During the trial ano over the objections of the Producers’ State Bank there was introduced in evidence the notes given by Clark to the City State Bank of Wilson and the mortgage given to that bank to secure the same, and also a bill of sale which had been given by another party unto Clark for some vacant rent houses -which Clark had thereafter moved onto these lots, and which bill of sale had been assigned by Clark in writing unto the City State Bank of Wilson. These notes, mortgage, and the assignment of tlie bill of sale are made to the bank in its own name and Walter Hodges does not appear therein as trustee or in any other representative capacity.

The lower court apparently lost sight of the identity of the only two parties which were before it, to wit, the Producers’ State Bank on the one hand, and Walter Hodges, as trustee, on the other, and apparently overlooked the fact that the only issue which was framed by the pleadings, or could have been framed by the parties before it, was what title or interest, if any, Walter Hodges, as trustee, had in the property in controversy.

During the trial, when objections were made by the Producers’ State Bank to the introduction of these notes, mortgage, and bill of sale, the court said:

“If it develops in the proof that he did hold a mortgage, I think he ought to be permitted to produce proof. He may amend.”

To this ruling of the court the Producers’ State Bank excepted. Now, it did not develop that Hodges had any claim under the notes, mortgages, and bill of sale, and, therefore, he could not have amended under this conditiohal leave of the lower court so to do, and in fact he did not amend.
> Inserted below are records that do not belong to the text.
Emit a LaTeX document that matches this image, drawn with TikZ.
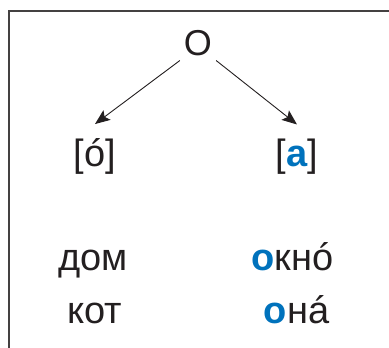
\documentclass[tikz,border=0pt]{standalone}
\usepackage{fontspec}
\setmainfont{Liberation Sans}
\definecolor{inkblue}{RGB}{0,114,188}
\definecolor{ink}{RGB}{35,31,32}
\tikzset{
  word/.style={anchor=base, text=ink, inner sep=0pt, font=\fontsize{38}{40}\selectfont},
  sound/.style={word, outer ysep=14pt},
  arr/.style={-{Stealth[length=15pt,width=12pt,inset=3pt]}, draw=ink, line width=0.9pt}
}
\usetikzlibrary{arrows.meta}
\begin{document}
\begin{tikzpicture}[x=1pt,y=-1pt]

	\useasboundingbox (0,0) rectangle (389,348);

	%Frame
	\draw[line width=1.6pt, draw=ink!85] (9,348) -- (9,11) -- (389,11);

	%Letter
	\node[word, inner sep=4pt, font=\fontsize{36}{38}\selectfont] (letter) at (198,56) {O};

	%Sounds
	\node[sound] (stressed) at (95,166) {[ó]};
	\node[sound] (reduced) at (297,166) {[\textcolor{inkblue}{\textbf{a}}]};

	\draw[arr] (letter.south west) -- (stressed.north);
	\draw[arr] (letter.south east) -- (reduced.north);

	%Words
	\node[word] (dom) at (93,270) {дом};
	\node[word] (kot) at (94.5,323) {кот};
	\node[word] (okno) at (292.5,270) {\textcolor{inkblue}{\textbf{о}}кнó};
	\node[word] (ona) at (296.5,323) {\textcolor{inkblue}{\textbf{о}}нá};

\end{tikzpicture}
\end{document}
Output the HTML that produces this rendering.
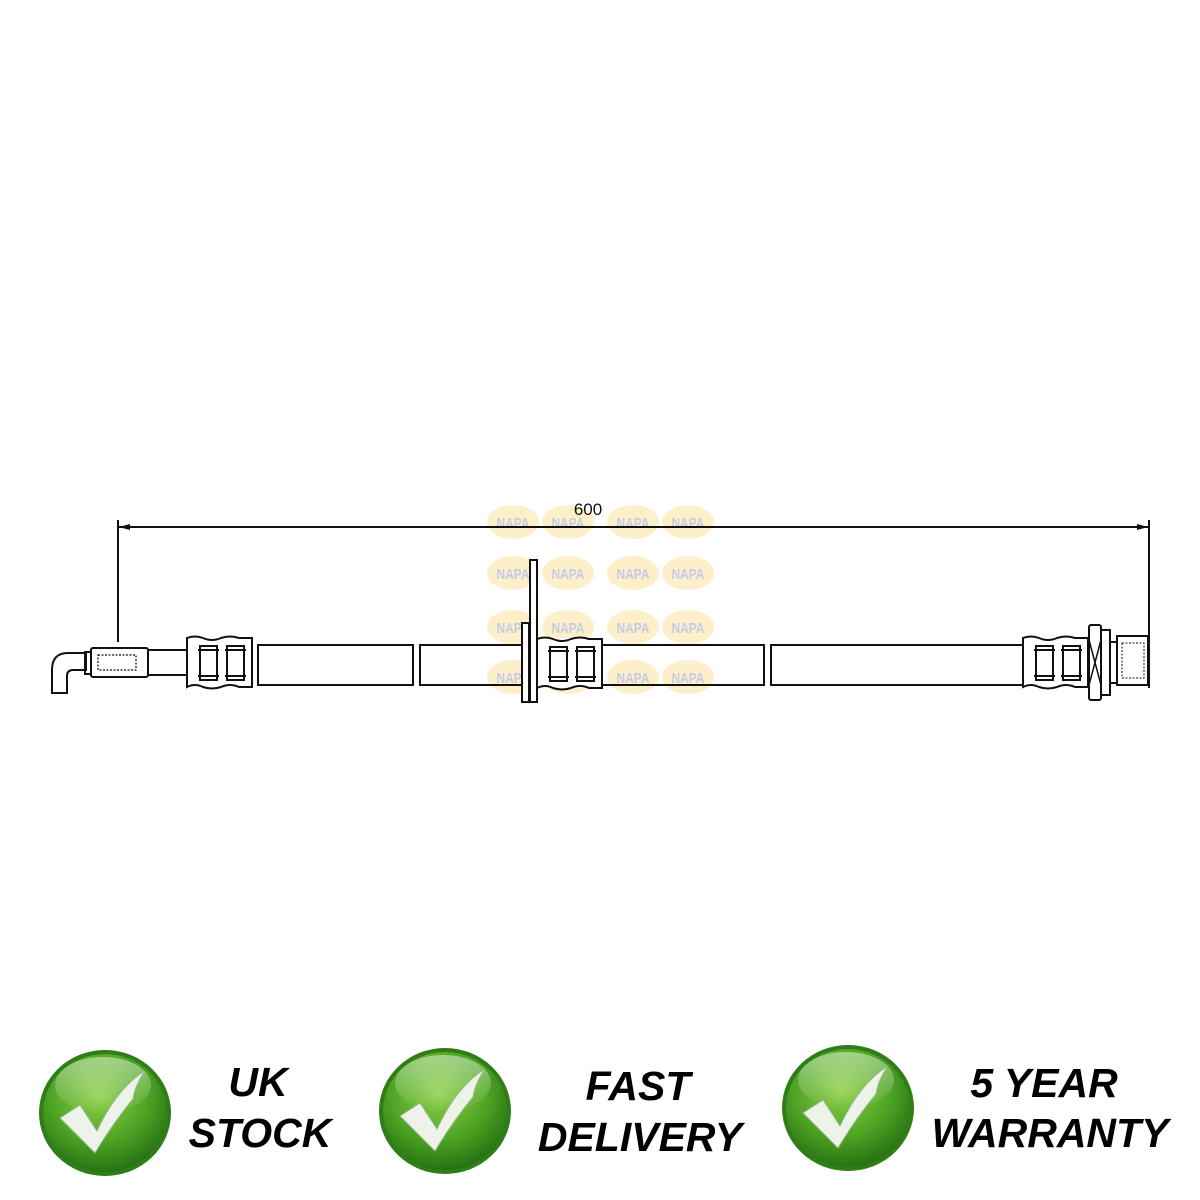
<!DOCTYPE html>
<html><head><meta charset="utf-8"><style>
html,body{margin:0;padding:0;background:#fff;}
svg{display:block}
.t{font-family:"Liberation Sans",sans-serif;font-weight:bold;font-style:italic;font-size:41px;fill:#000;text-anchor:middle}
</style></head><body>
<svg width="1200" height="1200" viewBox="0 0 1200 1200" xmlns="http://www.w3.org/2000/svg">
<defs>
<radialGradient id="g" cx="0.45" cy="0.35" r="0.7">
<stop offset="0" stop-color="#8fd14a"/><stop offset="0.55" stop-color="#4fa524"/><stop offset="1" stop-color="#1f6a10"/>
</radialGradient>
<linearGradient id="hl" x1="0" y1="0" x2="0" y2="1">
<stop offset="0" stop-color="#fff" stop-opacity="0.45"/><stop offset="1" stop-color="#fff" stop-opacity="0"/>
</linearGradient>
<g id="badge">
<ellipse cx="0" cy="0" rx="66" ry="63" fill="#2e7d17"/>
<ellipse cx="0" cy="0" rx="62" ry="59" fill="url(#g)"/>
<ellipse cx="-2" cy="-28" rx="48" ry="28" fill="url(#hl)"/>
<path d="M-45,5 L-25,-8 L-8,18 Q12,-25 40,-42 Q30,-28 28,-14 Q8,10 -10,40 Z" fill="#eef3ea" stroke="#9ab889" stroke-width="1"/>
</g>
<g id="napa" opacity="0.28">
<ellipse cx="0" cy="0" rx="26" ry="17" fill="#f5c842"/>
<text x="0" y="6" font-family="Liberation Sans,sans-serif" font-weight="bold" font-size="15" fill="#3047a0" text-anchor="middle" transform="scale(0.8,1)">NAPA</text>
</g>
<g id="crimp">
<path d="M0,0 Q8,-3 16,0 Q25,4 34,0 Q43,-3 52,0 L65,0 L65,49 L52,49 Q43,45 34,49 Q25,52 16,49 Q8,45 0,49 Z" fill="none" stroke="#111" stroke-width="2"/>
<rect x="13" y="8" width="17" height="34" fill="none" stroke="#111" stroke-width="2"/>
<rect x="40" y="8" width="17" height="34" fill="none" stroke="#111" stroke-width="2"/>
<line x1="11" y1="12" x2="32" y2="12" stroke="#111" stroke-width="2"/>
<line x1="11" y1="38" x2="32" y2="38" stroke="#111" stroke-width="2"/>
<line x1="38" y1="12" x2="59" y2="12" stroke="#111" stroke-width="2"/>
<line x1="38" y1="38" x2="59" y2="38" stroke="#111" stroke-width="2"/>
</g>
</defs>

<g>
<use href="#napa" x="513" y="522"/><use href="#napa" x="568" y="522"/><use href="#napa" x="633" y="522"/><use href="#napa" x="688" y="522"/>
<use href="#napa" x="513" y="573"/><use href="#napa" x="568" y="573"/><use href="#napa" x="633" y="573"/><use href="#napa" x="688" y="573"/>
<use href="#napa" x="513" y="627"/><use href="#napa" x="568" y="627"/><use href="#napa" x="633" y="627"/><use href="#napa" x="688" y="627"/>
<use href="#napa" x="513" y="677"/><use href="#napa" x="568" y="677"/><use href="#napa" x="633" y="677"/><use href="#napa" x="688" y="677"/>
</g>

<g stroke="#111" stroke-width="2" fill="none">
<line x1="118" y1="520" x2="118" y2="642"/>
<line x1="1149" y1="520" x2="1149" y2="688"/>
<line x1="118" y1="527" x2="1149" y2="527"/>
</g>
<path d="M119,527 L130,524 L130,530 Z" fill="#111"/>
<path d="M1148,527 L1137,524 L1137,530 Z" fill="#111"/>
<text x="588" y="515" font-family="Liberation Sans,sans-serif" font-size="17" fill="#111" text-anchor="middle">600</text>

<g stroke="#111" stroke-width="2" fill="none">
<path d="M86,653 L68,653 Q52,653 52,670 L52,693 L67,693 L67,676 Q67,670 73,670 L86,670 Z"/>
<rect x="85" y="652" width="6" height="22"/>
<rect x="91" y="648" width="57" height="29" rx="2"/>
<rect x="98" y="655" width="38" height="15" stroke-dasharray="2,1.5" stroke-width="1.2"/>
<rect x="148" y="650" width="39" height="25"/>
<rect x="258" y="645" width="155" height="40"/>
<rect x="420" y="645" width="344" height="40"/>
<rect x="771" y="645" width="252" height="40"/>
</g>
<use href="#crimp" x="187" y="638"/>
<g stroke="#111" stroke-width="2" fill="#fff">
<rect x="537" y="638" width="65" height="50" stroke="none"/>
<rect x="522" y="623" width="7" height="79"/>
<rect x="530" y="560" width="7" height="142"/>
</g>
<use href="#crimp" x="537" y="639"/>
<g stroke="#111" stroke-width="2" fill="#fff">
<rect x="1023" y="637" width="65" height="51" stroke="none"/>
</g>
<use href="#crimp" x="1023" y="638"/>
<g stroke="#111" stroke-width="2" fill="#fff">
<rect x="1089" y="625" width="12" height="75" rx="2"/>
<line x1="1089" y1="640" x2="1101" y2="685" stroke-width="1.5"/>
<line x1="1101" y1="640" x2="1089" y2="685" stroke-width="1.5"/>
<rect x="1101" y="630" width="9" height="65"/>
<rect x="1110" y="642" width="7" height="41"/>
<rect x="1117" y="636" width="31" height="49"/>
<rect x="1122" y="643" width="22" height="35" fill="none" stroke-dasharray="2,1.5" stroke-width="1"/>
</g>

<use href="#badge" x="105" y="1113"/>
<use href="#badge" x="445" y="1111"/>
<use href="#badge" x="848" y="1108"/>
<text class="t" x="258" y="1096">UK</text>
<text class="t" x="260" y="1147">STOCK</text>
<text class="t" x="638" y="1100">FAST</text>
<text class="t" x="640" y="1151">DELIVERY</text>
<text class="t" x="1044" y="1097">5 YEAR</text>
<text class="t" x="1050" y="1147">WARRANTY</text>
</svg>
</body></html>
We, therefore, hold that the notes, mortgages, and bill of sale and assignment thereof were wholly immaterial as to any issues raised by the objections to the confirmation of the sale and the response thereto, or as to any issue which could have been raised by the two parties before the court, to wit, Producers’ State Bank and Walter Hodges as trustee.

So holding, it is not necessary for us to pass upon the question as to whether the mortgage could have been received in evidence without £he payment of the tax placed thereon as required by section 9552, Comp. Stat. 1921, or whether the City State Bank of Wilson, by taking the trust deed from Cudd and asserting title thereunder, waived its right to assert the inconsistent claim of a lien under a mortgage theretofore given to it by Clark. Neither do we determine whether the holder of a mere lien upon real estate may intervene to object to the confirmation of a judicial sale under the circumstances of the case, nor do we determine the priority of an unrecorded real estate mortgage and a judgment lien.

The judgment of the lower court is, therefore, reversed, and the case remanded, with instructions to confirm the sheriff’s sale of the real estate in controversy and to deny in toto all relief sought by Walter Hodges, trustee.

JOHNSON, C. J., and BRANSON, HARRISON, and WARREN, JJ„ concur.